Fare satira è infrangere tabù

di Duccio Canestrini

Gli antichi sacerdoti druidi usavano la satira per indebolire o sovvertire il potere dei capi Celti. Gli indios Yanomami che vivono tra l’Orinoco e il rio delle Amazzoni prendono in giro un po’ tutti, e la sera, sdraiati nelle loro amache, si fanno beffe anche dei loro sciamani.
Questo per dire che ci sono religioni e culture meno seriose e dogmatiche delle nostre mediterranee/ mediorientali, che invece si prendono molto sul serio e si sono svincolate a fatica, forse non del tutto, dalle vecchie teocrazie.
Se scrivo che un testo sacro è «merda», se raffiguro capi religiosi come pedofili o assassini, se bestemmio allegramente idoli, icone, divinità, presidenti o profeti, posso avere ragioni da vendere, essere eretico o illuminato, oppure posso avere allucinazioni e cattivo gusto, dipende.
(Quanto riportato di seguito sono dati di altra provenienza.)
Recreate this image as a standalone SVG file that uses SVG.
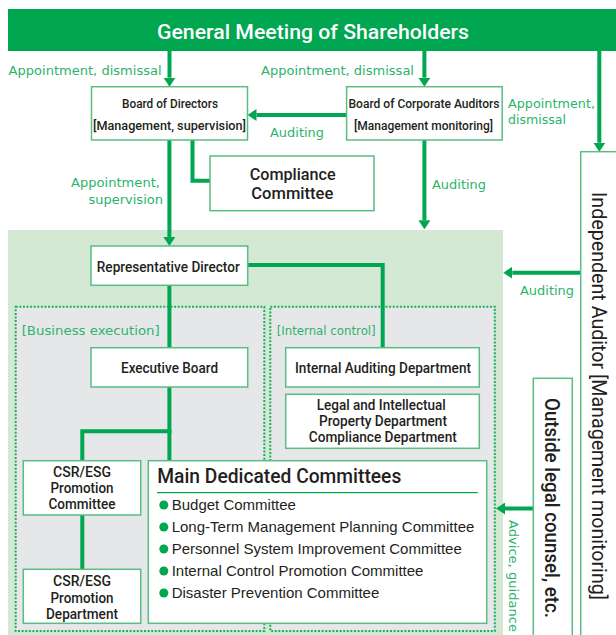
<svg xmlns="http://www.w3.org/2000/svg" width="616" height="635" viewBox="0 0 616 635">
<style>
.box{fill:#fff;stroke:#5abd84;stroke-width:1.5}
.n{font-family:Roboto,"Liberation Sans",sans-serif;font-weight:500;fill:#231f20;text-anchor:middle}
.s{font-family:Roboto,"Liberation Sans",sans-serif;font-weight:500;fill:#231f20;text-anchor:start}
.g{font-family:"DejaVu Sans","Noto Sans",sans-serif;fill:#2db36b;font-size:12.5px}
.c{stroke:#00a650;stroke-width:4;fill:none}
.dot{stroke:#1fae5e;stroke-width:2;stroke-dasharray:2 1.6}
.it{font-family:"Liberation Sans",Arial,sans-serif;font-size:15px;fill:#231f20}
</style>
<defs>
<marker id="ah" viewBox="0 0 9 12" refX="0" refY="6" markerWidth="9" markerHeight="12" markerUnits="userSpaceOnUse" orient="auto">
<path d="M0,0 L9,6 L0,12 z" fill="#00a650"/>
</marker>
</defs>
<rect width="616" height="635" fill="#fff"/>
<!-- backgrounds -->
<rect x="8" y="230" width="495" height="410" fill="#d3e9d4"/>
<rect x="15.7" y="306.7" width="248.6" height="324.3" fill="#e6e7e9" class="dot"/>
<rect x="270.3" y="306.7" width="224.5" height="324.3" fill="#e6e7e9" class="dot"/>
<text class="g" x="21.7" y="335" textLength="138" lengthAdjust="spacingAndGlyphs">[Business execution]</text>
<text class="g" x="276.7" y="335" textLength="99" lengthAdjust="spacingAndGlyphs">[Internal control]</text>

<g id="banner">
<rect x="8" y="9" width="610" height="42" fill="#00a650"/>
<text x="313" y="39" font-family="Roboto,'Liberation Sans',sans-serif" font-weight="500" font-size="21" fill="#fff" text-anchor="middle" textLength="312" lengthAdjust="spacingAndGlyphs">General Meeting of Shareholders</text>
</g>

<g id="connectors">
<line class="c" x1="169.5" y1="51" x2="169.5" y2="77.7" marker-end="url(#ah)"/>
<line class="c" x1="424.4" y1="51" x2="424.4" y2="77.7" marker-end="url(#ah)"/>
<line class="c" x1="599.3" y1="51" x2="599.3" y2="142.7" marker-end="url(#ah)"/>
<line class="c" x1="346.6" y1="115" x2="256.5" y2="115" marker-end="url(#ah)"/>
<line class="c" x1="169.4" y1="140" x2="169.4" y2="237" marker-end="url(#ah)"/>
<line class="c" x1="424.4" y1="140" x2="424.4" y2="220.3" marker-end="url(#ah)"/>
<line class="c" x1="580.7" y1="272.7" x2="512.3" y2="272.7" marker-end="url(#ah)"/>
<line class="c" x1="533.3" y1="508.5" x2="505" y2="508.5" marker-end="url(#ah)"/>
<polyline class="c" points="192.5,140 192.5,180.7 210,180.7"/>
<polyline class="c" points="247.7,265 382.7,265 382.7,347.7"/>
<line class="c" x1="169.4" y1="285.3" x2="169.4" y2="347.7"/>
<line class="c" x1="169.4" y1="387" x2="169.4" y2="460.7"/>
<polyline class="c" points="171.4,431.3 82.3,431.3 82.3,460.7"/>
<line class="c" x1="82.3" y1="515" x2="82.3" y2="569.3"/>
</g>

<g id="labels">
<text class="g" x="8.6" y="74.5" textLength="153" lengthAdjust="spacingAndGlyphs">Appointment, dismissal</text>
<text class="g" x="261" y="74.5" textLength="153" lengthAdjust="spacingAndGlyphs">Appointment, dismissal</text>
<text class="g" x="508" y="108" textLength="87" lengthAdjust="spacingAndGlyphs">Appointment,</text>
<text class="g" x="508" y="124" textLength="58" lengthAdjust="spacingAndGlyphs">dismissal</text>
<text class="g" x="270" y="137" textLength="54" lengthAdjust="spacingAndGlyphs">Auditing</text>
<text class="g" x="71" y="187.3" textLength="89" lengthAdjust="spacingAndGlyphs">Appointment,</text>
<text class="g" x="88.4" y="203.5" textLength="74.6" lengthAdjust="spacingAndGlyphs">supervision</text>
<text class="g" x="432" y="189.3" textLength="54" lengthAdjust="spacingAndGlyphs">Auditing</text>
<text class="g" x="520" y="294.5" textLength="54" lengthAdjust="spacingAndGlyphs">Auditing</text>
<text class="g" transform="translate(508.5,520) rotate(90)" x="0" y="0" textLength="112" lengthAdjust="spacingAndGlyphs">Advice, guidance</text>
</g>

<g id="board-of-directors">
<rect class="box" x="91.5" y="86.7" width="156" height="53.3"/>
<text class="n" x="170" y="107.5" font-size="12.8" textLength="96" lengthAdjust="spacingAndGlyphs">Board of Directors</text>
<text class="n" x="169.5" y="130" font-size="12.8" textLength="153" lengthAdjust="spacingAndGlyphs">[Management, supervision]</text>
</g>
<g id="board-of-corporate-auditors">
<rect class="box" x="346.6" y="86.7" width="155.6" height="53.3"/>
<text class="n" x="424" y="107.5" font-size="12.8" textLength="151" lengthAdjust="spacingAndGlyphs">Board of Corporate Auditors</text>
<text class="n" x="423.5" y="130" font-size="12.8" textLength="139" lengthAdjust="spacingAndGlyphs">[Management monitoring]</text>
</g>
<g id="compliance-committee">
<rect class="box" x="210" y="156" width="164" height="54.7"/>
<text class="n" x="292.7" y="179.5" font-size="17" textLength="86" lengthAdjust="spacingAndGlyphs">Compliance</text>
<text class="n" x="292.3" y="198.5" font-size="17" textLength="82" lengthAdjust="spacingAndGlyphs">Committee</text>
</g>
<g id="independent-auditor">
<rect class="box" x="580.7" y="151.7" width="50" height="500"/>
<text class="s" transform="translate(591.7,192) rotate(90)" x="0" y="0" font-size="20.5" style="font-weight:400" textLength="408" lengthAdjust="spacingAndGlyphs">Independent Auditor [Management monitoring]</text>
</g>
<g id="outside-legal-counsel">
<rect class="box" x="533.3" y="378.3" width="39" height="270"/>
<text class="s" transform="translate(545,398) rotate(90)" x="0" y="0" font-size="20.5" textLength="220" lengthAdjust="spacingAndGlyphs">Outside legal counsel, etc.</text>
</g>
<g id="representative-director">
<rect class="box" x="91" y="246" width="156.7" height="39.3"/>
<text class="n" x="168.3" y="272.3" font-size="14" textLength="143" lengthAdjust="spacingAndGlyphs">Representative Director</text>
</g>
<g id="executive-board">
<rect class="box" x="91" y="347.7" width="156.7" height="39.3"/>
<text class="n" x="169.5" y="372.7" font-size="14" textLength="97" lengthAdjust="spacingAndGlyphs">Executive Board</text>
</g>
<g id="internal-auditing-department">
<rect class="box" x="285.7" y="347.7" width="193.6" height="39.3"/>
<text class="n" x="383" y="372.5" font-size="14" textLength="176" lengthAdjust="spacingAndGlyphs">Internal Auditing Department</text>
</g>
<g id="legal-compliance-department">
<rect class="box" x="285.7" y="394.3" width="193.6" height="54"/>
<text class="n" x="381.3" y="410" font-size="14" textLength="129" lengthAdjust="spacingAndGlyphs">Legal and Intellectual</text>
<text class="n" x="383" y="425.7" font-size="14" textLength="128" lengthAdjust="spacingAndGlyphs">Property Department</text>
<text class="n" x="382.8" y="442.3" font-size="14" textLength="148" lengthAdjust="spacingAndGlyphs">Compliance Department</text>
</g>
<g id="csr-esg-committee">
<rect class="box" x="23.3" y="460.7" width="117.4" height="54.3"/>
<text class="n" x="82" y="477.3" font-size="14.2" textLength="58" lengthAdjust="spacingAndGlyphs">CSR/ESG</text>
<text class="n" x="82" y="493.3" font-size="14.2" textLength="63" lengthAdjust="spacingAndGlyphs">Promotion</text>
<text class="n" x="82" y="509.3" font-size="14.2" textLength="67" lengthAdjust="spacingAndGlyphs">Committee</text>
</g>
<g id="csr-esg-department">
<rect class="box" x="23.3" y="569.3" width="117.4" height="54"/>
<text class="n" x="82" y="586" font-size="14.2" textLength="58" lengthAdjust="spacingAndGlyphs">CSR/ESG</text>
<text class="n" x="82" y="602.7" font-size="14.2" textLength="63" lengthAdjust="spacingAndGlyphs">Promotion</text>
<text class="n" x="82" y="618.7" font-size="14.2" textLength="72" lengthAdjust="spacingAndGlyphs">Department</text>
</g>
<g id="main-dedicated-committees">
<rect class="box" x="148.3" y="460.7" width="338.4" height="162.6"/>
<text class="s" x="157.3" y="483.3" font-size="20.5" textLength="244" lengthAdjust="spacingAndGlyphs">Main Dedicated Committees</text>
<line x1="157" y1="492.7" x2="477.7" y2="492.7" stroke="#00a650" stroke-width="1.3"/>
<g fill="#00a650">
<circle cx="163.8" cy="505" r="4.5"/>
<circle cx="163.8" cy="527" r="4.5"/>
<circle cx="163.8" cy="549" r="4.5"/>
<circle cx="163.8" cy="571" r="4.5"/>
<circle cx="163.8" cy="593" r="4.5"/>
</g>
<text class="it" x="171.7" y="510">Budget Committee</text>
<text class="it" x="171.7" y="532">Long-Term Management Planning Committee</text>
<text class="it" x="171.7" y="554">Personnel System Improvement Committee</text>
<text class="it" x="171.7" y="576">Internal Control Promotion Committee</text>
<text class="it" x="171.7" y="598">Disaster Prevention Committee</text>
</g>
</svg>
Posso anche essere querelato, ma non ammazzato. Se poi qualcuno dice che me la sono cercata, tira proprio una brutta aria, quella che tirava nella reggia dei despoti che inchiodavano la lingua del giullare al portone.
Fare satira non è prendere in giro chi soffre, non è sfottere il dolore degli altri. È casomai concedersi il lusso (pericoloso, a quanto pare) d’infrangere dei tabù. Ma la satira, credo, non dovrebbe passare al vaglio del religiosamente, o dell’etnicamente o del politicamente corretto. Certo, così la si renderebbe accettabile agli estremisti. Ma la renderebbe anche bolsa, poco graffiante e dunque inutile. Il guaio è che non si può ridere con i violenti, né si può ridere dei fondamentalisti. Cioè, si può, ma quelli poi ti sparano. E non ridiamo più.
Nessuno ha la verità, nessuno ha la soluzione. Se la convivenza pacifica tra diverse religioni e culture fosse semplice, non saremmo qui a piangere i morti di un giornale umoristico. Per raccapezzarci forse dovremmo ampliare gli orizzonti, cercare altro e altrove. Dovremmo cambiare il terreno di confronto: che sia antropologico e laico, non confessionale. La religione è un fatto privato. Ognuno creda negli dei, nei santi e nei ministri di culto che vuole, sono fatti suoi. Così se tu mi prendi in giro perché secondo te il mio libro sacro è una baggianata, io contraccambio e me la rido, oppure ti mando a quel paese, ma in fin dei conti non me ne va e non me ne viene. Le tre religioni monoteiste antagoniste, che si sono sempre guardate in cagnesco, da questo orecchio non ci sentono purtroppo. Talvolta, in occasioni istituzionali, fingono di abbracciarsi, ma sotto sotto incubano mostriciattoli fondamentalisti. E il problema non riguarda soltanto i talebani. Anders Breivik, bianco, capelli biondissimi e occhi azzurri, nel 2011 ha ucciso 77 persone in Norvegia, professandosi «salvatore del Cristianesimo».
Se uno si presenta con il vero Dio dalla sua parte, sempre l’Unico e il Vero, negando la diversità e la legittimità degli altri, c’è poca speranza. Che sia il Gott mit uns dell’ordine Teutonico o In God we trust come sta scritto sul dollaro americano, non fa molta differenza. La concordia andrebbe cercata in nome dell’Uomo, non in nome di Dio.
Una delle migliori vignette a commento della strage di Charlie Hebdo rappresenta due soggetti: il primo è un «credente ferito da un non credente» cioè un religioso che si porta le mani ai capelli per lo scandalo; il secondo è un «non credente ferito da un credente» cioè un uomo con una scimitarra piantata nella pancia. C’è una bella differenza. Per quanto sgomenti ci lascino i fatti di Parigi, la risposta per ora dev’essere più democrazia, più laicismo, più libertà. E più vignette, fossero anche stupide e offensive: chi si sentirà leso, sporgerà giustamente denuncia, e ci sarà un processo. Ma guai se dovessero imperare autocensura e meno libertà, per paura.